Зато казавшаяся легкомысленной Шура теперь, воочую повзрослев и начисто прозрев, склонялась – она клятвенно призналась Яне в этом – склонялась к мысли об отказе вновь вернуться туда, на чистую берлинскую Унтер дер Линден, в качестве той же «руссишен швайн» и терпеть там дальнейшие немецкие унижения.
– Для начала съезжу в Подмосковье, повидаю брата, – сказала она. – И совсем определюсь, как и ты… при собственном муже.
– Да, возможно… – сказала Яна.
– Это что – тот солнечный парень?..
– Глаз не отвести – солнечность… – Яна засмеялась. А потом погрустнела. – Я Павлу расскажу о встрече с тобой. Еще увидимся? Чур-чур!
XX
Яна от души похвасталась «солнечному» Павлу Степину встречей с Шурой.

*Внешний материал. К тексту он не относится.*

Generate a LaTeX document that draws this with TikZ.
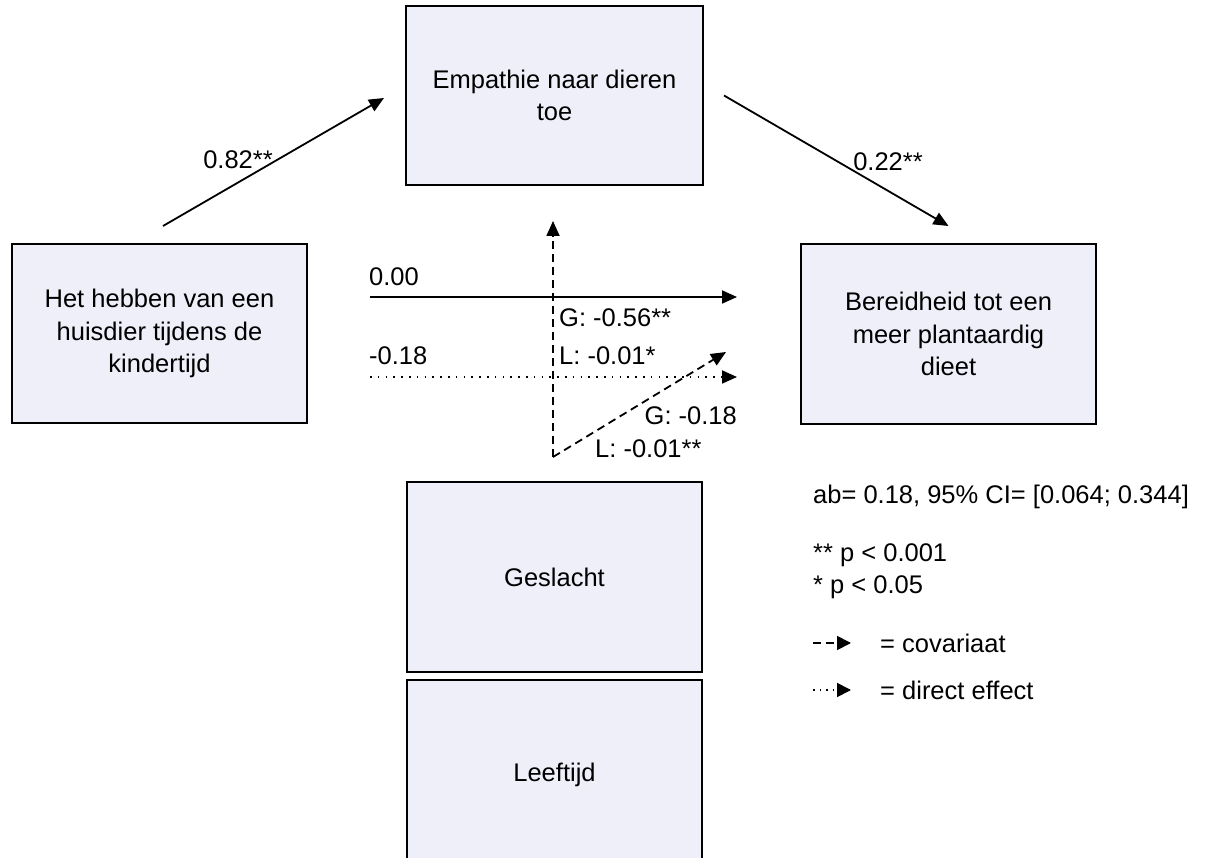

Впрочем, ничьи женские истории нисколько не трогали ничем исключительным Павла, не знавшего жалости и не вдававшегося даже и ни в какие политические тонкости и телодвижения лидеров страны на фоне ее сверхпереустройства, промышленного бума, голодных потрясений очередных и призывов бороться и не сдаваться. Пуще всего в нем действовал, он чувствовал, инстинкт самосохранения. Он, женившись на Яне, старшей его, образованней и серьезней, взялся ответственней за ум и студенчествовал, чтоб не отстать от других ребят и дообразоваться в уровне своих знаний, поскольку без учения теперь и шагу нельзя было ступить вперед и выплыть. Ни на каком мало-мальски стоящем производстве. Бултыхались все. Никто не хотел оказаться обделенным по собственной нерасторопности.